Large-Language Models and Information Retrieval

Introduction

Since December, I have been invested in learning and playing with ChatGPT, an OpenAI platform to generate text with a Large-Language model(LLM). Based on what I've seen so far, these LLMs have a lot of potential to disrupt and generate industries.With this in mind, my first thought was the similarity between this UI platform and google in terms of its information retrieval ability from text. The major difference between the two is that ChatGPT only utilizes pre-trained data to generate answers. As a result, it cannot access information on the internet. But what if it could?

Web-Crawling

In order to give GPT-3 the ability to browse the internet, the first problem I had resolve was transferring most information on the web into readable text. For this problem, I stumbled on DiffBot an API to help parse text from different types of websites such as article, discussion board, and video sites. With this and the YouTube Transcripts API, I could now freely programmatically access most information on the web. The next problem I needed to solve was navigating the web and naturally I came across Google Custom Search, a customizable search console and API for browsing the internet. With these two functionalities in hand, I could now query and retrieve text information.

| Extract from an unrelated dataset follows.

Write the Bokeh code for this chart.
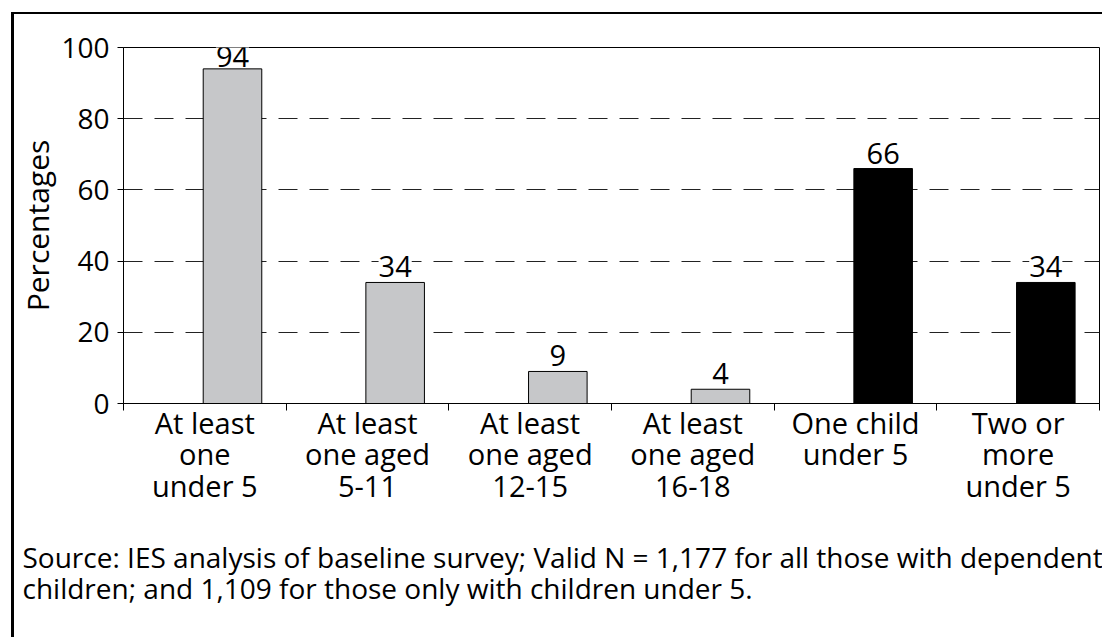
from bokeh.plotting import figure
from bokeh.layouts import column
from bokeh.models import Range1d, FixedTicker, ColumnDataSource, LabelSet, Title
from bokeh.core.properties import value
from bokeh.embed import file_html
from bokeh.resources import INLINE

# ---- data ----
categories = [
    "At least\none\nunder 5",
    "At least\none aged\n5-11",
    "At least\none aged\n12-15",
    "At least\none aged\n16-18",
    "One child\nunder 5",
    "Two or\nmore\nunder 5",
]
percentages = [94, 34, 9, 4, 66, 34]
bar_colors = ["#c6c7c9", "#c6c7c9", "#c6c7c9", "#c6c7c9", "#000000", "#000000"]
y_ticks = [0, 20, 40, 60, 80, 100]
y_label = "Percentages"
source_lines = [
    "Source: IES analysis of baseline survey; Valid N = 1,177 for all those with dependent",
    "children; and 1,109 for those only with children under 5.",
]

# style: pixel lift of each value label above its bar (first one squeezed under the frame)
label_lift = [2, 5, 5, 5, 5, 5]

FONT = "Open Sans"
n = len(categories)
idx = list(range(n))
bar_x = [i + 0.67 for i in idx]
label_pos = [i + 0.5 for i in idx]
boundaries = list(range(n + 1))

src = ColumnDataSource(dict(x=bar_x, top=percentages, color=bar_colors,
                            label=[str(v) for v in percentages], lift=label_lift))

p = figure(width=1088, height=623,
           x_range=Range1d(0, n), y_range=Range1d(0, 100),
           output_backend="svg", toolbar_location=None,
           min_border_left=108, min_border_right=3,
           min_border_top=33, min_border_bottom=234)

p.background_fill_color = "white"
p.border_fill_color = "white"
p.outline_line_color = "black"
p.outline_line_width = 1

p.vbar(x="x", top="top", bottom=0, width=0.36, source=src,
       fill_color="color", line_color="black", line_width=1)

labels = LabelSet(x="x", y="top", text="label", source=src,
                  text_align="center", text_baseline="alphabetic",
                  y_offset="lift", text_font=value(FONT), text_font_size="29px",
                  text_color="black", background_fill_color="white")
p.add_layout(labels)

# grid
p.xgrid.grid_line_color = None
p.ygrid.ticker = FixedTicker(ticks=y_ticks[1:-1])
p.ygrid.grid_line_color = "#222222"
p.ygrid.grid_line_dash = "19 12"
p.ygrid.grid_line_width = 1

# y axis
p.yaxis.ticker = FixedTicker(ticks=y_ticks)
p.yaxis.axis_label = y_label
p.yaxis.axis_label_text_font = FONT
p.yaxis.axis_label_text_font_size = "30px"
p.yaxis.axis_label_text_font_style = "normal"
p.yaxis.axis_label_text_color = "black"
p.yaxis.axis_label_standoff = 0
p.yaxis.major_label_text_font = FONT
p.yaxis.major_label_text_font_size = "28px"
p.yaxis.major_label_text_color = "black"
p.yaxis.major_label_standoff = 8
p.yaxis.major_tick_out = 6
p.yaxis.major_tick_in = 0
p.yaxis.minor_tick_out = 0
p.yaxis.minor_tick_in = 0
p.yaxis.axis_line_color = "black"
p.yaxis.major_tick_line_color = "black"

# x axis
p.xaxis.ticker = FixedTicker(ticks=label_pos, minor_ticks=boundaries)
p.xaxis.major_label_overrides = {float(k): c for k, c in zip(label_pos, categories)}
p.xaxis.major_label_text_font = FONT
p.xaxis.major_label_text_font_size = "29px"
p.xaxis.major_label_text_color = "black"
p.xaxis.major_label_text_line_height = 0.81
p.xaxis.major_label_standoff = -8
p.xaxis.major_tick_out = 0
p.xaxis.major_tick_in = 0
p.xaxis.minor_tick_out = 7
p.xaxis.minor_tick_in = 0
p.xaxis.minor_tick_line_color = "black"
p.xaxis.axis_line_color = "black"

# source note below the chart
p.add_layout(Title(text="\n".join(source_lines), align="left", offset=-101,
                   standoff=56, text_font=FONT, text_font_size="28px",
                   text_line_height=0.84,
                   text_font_style="normal", text_color="black"), "below")

layout = column(p, margin=(12, 0, 0, 11),
                styles={"border-left": "3px solid black",
                        "border-top": "2px solid black"})

open("out.html", "w").write(file_html(layout, INLINE))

As a side note, I think developing this web crawling functionality was a good experience because with a few good google searches I was able to avoid difficult technical hurdles altogether. It's always a good thing to check for pre-existing solutions especially in software engineering where it is heavily emphasized to simplify problems. More on this here

Semantic Queries

I really do believe the intersection between search and Large-Language models will be an important breeding ground for revolutionary information technology. This may not be the greatest way to describe this technology, but I like to think of LLMs as a universal query language because they demonstrate the ability to extract contextual meaning from a huge set of information structures.

With this in mind, I set out to use ChatGPT to find use cases for improved search. The first one I thought about was using ChatGPT to generate additional descriptors based on the keywords of the query to be appended to the search. This was a simple first introduction to this. It turns out this idea relate a lot to "query language" and the use of search specifiers that everyone is aware of such as "site:website", but no one actually considers to use on a consistent basis. There is actually an interesting paper that uses this idea of search specifiers by appplying a MuZero Monte-Carlo tree search methodology to train an LLM to choose specifiers for a search query. Additionally, this inspired WebGPT, OpenAI's approach to finding reliable training data, as it is the first paper cited.

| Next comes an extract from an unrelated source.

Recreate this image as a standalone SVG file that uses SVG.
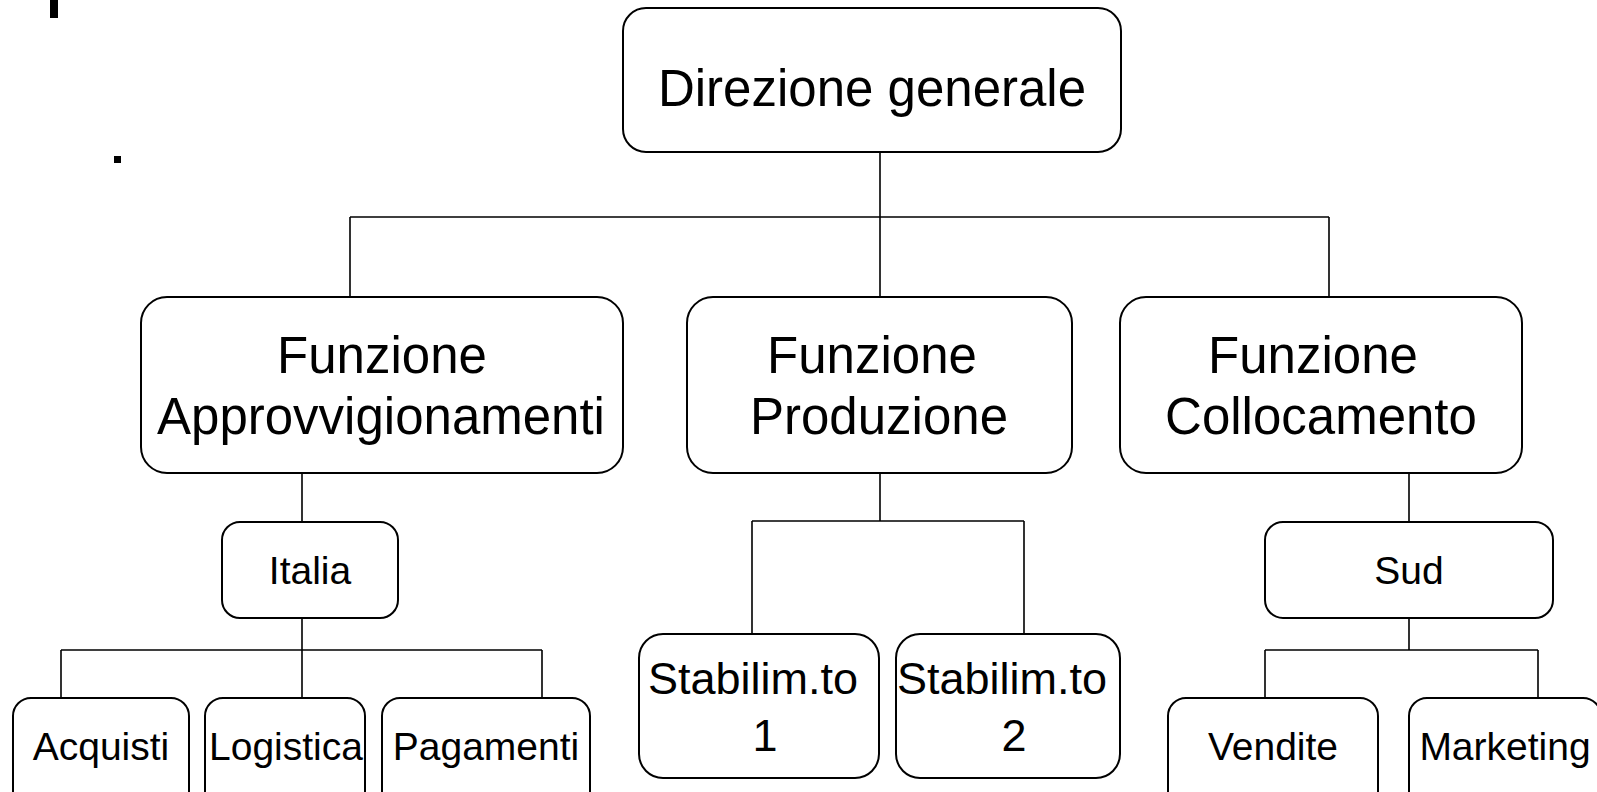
<svg xmlns="http://www.w3.org/2000/svg" width="1597" height="792" viewBox="0 0 1597 792">
<style>
.box{fill:#fff;stroke:#000;stroke-width:2}
.ln{fill:none;stroke:#000;stroke-width:1.6}
text{font-family:"Liberation Sans",Arial,sans-serif;fill:#000;text-anchor:middle}
.t50{font-size:51px}
.t44{font-size:45px}
.t38{font-size:39px}
</style>
<rect x="0" y="0" width="1597" height="792" fill="#fff"/>
<rect x="50" y="0" width="8" height="18" fill="#000"/>
<rect x="114" y="156" width="7" height="7" fill="#000"/>
<g id="connectors">
<path class="ln" d="M880 152V297M350 217H1329M350 217V297M1329 217V297"/>
<path class="ln" d="M302 473V522M302 618V698M61 650H542M61 650V698M542 650V698"/>
<path class="ln" d="M880 473V521M752 521H1024M752 521V634M1024 521V634"/>
<path class="ln" d="M1409 473V522M1409 618V650M1265 650H1538M1265 650V698M1538 650V698"/>
</g>
<g id="direzione"><rect class="box" x="623" y="8" width="498" height="144" rx="23"/><text class="t50" x="872" y="106">Direzione generale</text></g>
<g id="approv"><rect class="box" x="141" y="297" width="482" height="176" rx="26"/><text class="t50" x="382" y="373">Funzione</text><text class="t50" x="381" y="434">Approvvigionamenti</text></g>
<g id="produzione"><rect class="box" x="687" y="297" width="385" height="176" rx="26"/><text class="t50" x="872" y="373">Funzione</text><text class="t50" x="879" y="434">Produzione</text></g>
<g id="collocamento"><rect class="box" x="1120" y="297" width="402" height="176" rx="26"/><text class="t50" x="1313" y="373">Funzione</text><text class="t50" x="1321" y="434">Collocamento</text></g>
<g id="italia"><rect class="box" x="222" y="522" width="176" height="96" rx="18"/><text class="t38" x="310" y="584">Italia</text></g>
<g id="sud"><rect class="box" x="1265" y="522" width="288" height="96" rx="18"/><text class="t38" x="1409" y="584">Sud</text></g>
<g id="stab1"><rect class="box" x="639" y="634" width="240" height="144" rx="24"/><text class="t44" x="753" y="694">Stabilim.to</text><text class="t44" x="765" y="751">1</text></g>
<g id="stab2"><rect class="box" x="896" y="634" width="224" height="144" rx="24"/><text class="t44" x="1002" y="694">Stabilim.to</text><text class="t44" x="1014" y="751">2</text></g>
<g id="acquisti"><rect class="box" x="13" y="698" width="176" height="130" rx="18"/><text class="t38" x="101" y="760">Acquisti</text></g>
<g id="logistica"><rect class="box" x="205" y="698" width="160" height="130" rx="18"/><text class="t38" x="286" y="760">Logistica</text></g>
<g id="pagamenti"><rect class="box" x="382" y="698" width="208" height="130" rx="18"/><text class="t38" x="486" y="760">Pagamenti</text></g>
<g id="vendite"><rect class="box" x="1168" y="698" width="210" height="130" rx="18"/><text class="t38" x="1273" y="760">Vendite</text></g>
<g id="marketing"><rect class="box" x="1409" y="698" width="192" height="130" rx="18"/><text class="t38" x="1505" y="760">Marketing</text></g>
</svg>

Intelligent information retrieval

Although I find this paper extremely promising, I believe solely using semantic queries to navigate the information space as incomplete. My reasoning is that it relies to much on the actual search engine to bridge the gap between the original query and the distinct exploration routes for the search via the generated results. What I propose is to allow the agent to read individual page results to contextualize the specific domain of the original query and use this extracted information to generate search queries or even individual links. The main downside of this approach is the sheer amount of compute and time require to perform these operations at scale. This might be possible for large companies such as Microsoft or Google that have tons and tons of structured web information that can be cached. As an individual, I have decided not to pursue this path for intelligent information retrieval.

A human-centered approach

Because of the time constraints, I think the best way to improve search at scale is to support people's own search procedure. This can be done very easily with the available technology by providing a summarization and search generation tool for web browsing. So, I just made a neat little chrome extension to automatically read random blocks from the first 3 search results summarize them, and generate additional search queries.

Here it is:

One downside to this approach is the fact I used randomness to index the passage. As a result, this leads to some unexpected or irrelevant information in the summary. However, I think using this idea of randomness is important for information retrieval. The whole point of this project was not to replace google as a search engine, but supplement the latent information gain from google to create a unique search path or rabbit hole for the user. This allows for the user to have fun and treat search as kind of a treasure hunt of interconnected links and queries. Personally, I feel I get the most out of search when I randomly stumble on some information that turns out to really shape my perspective on a topic.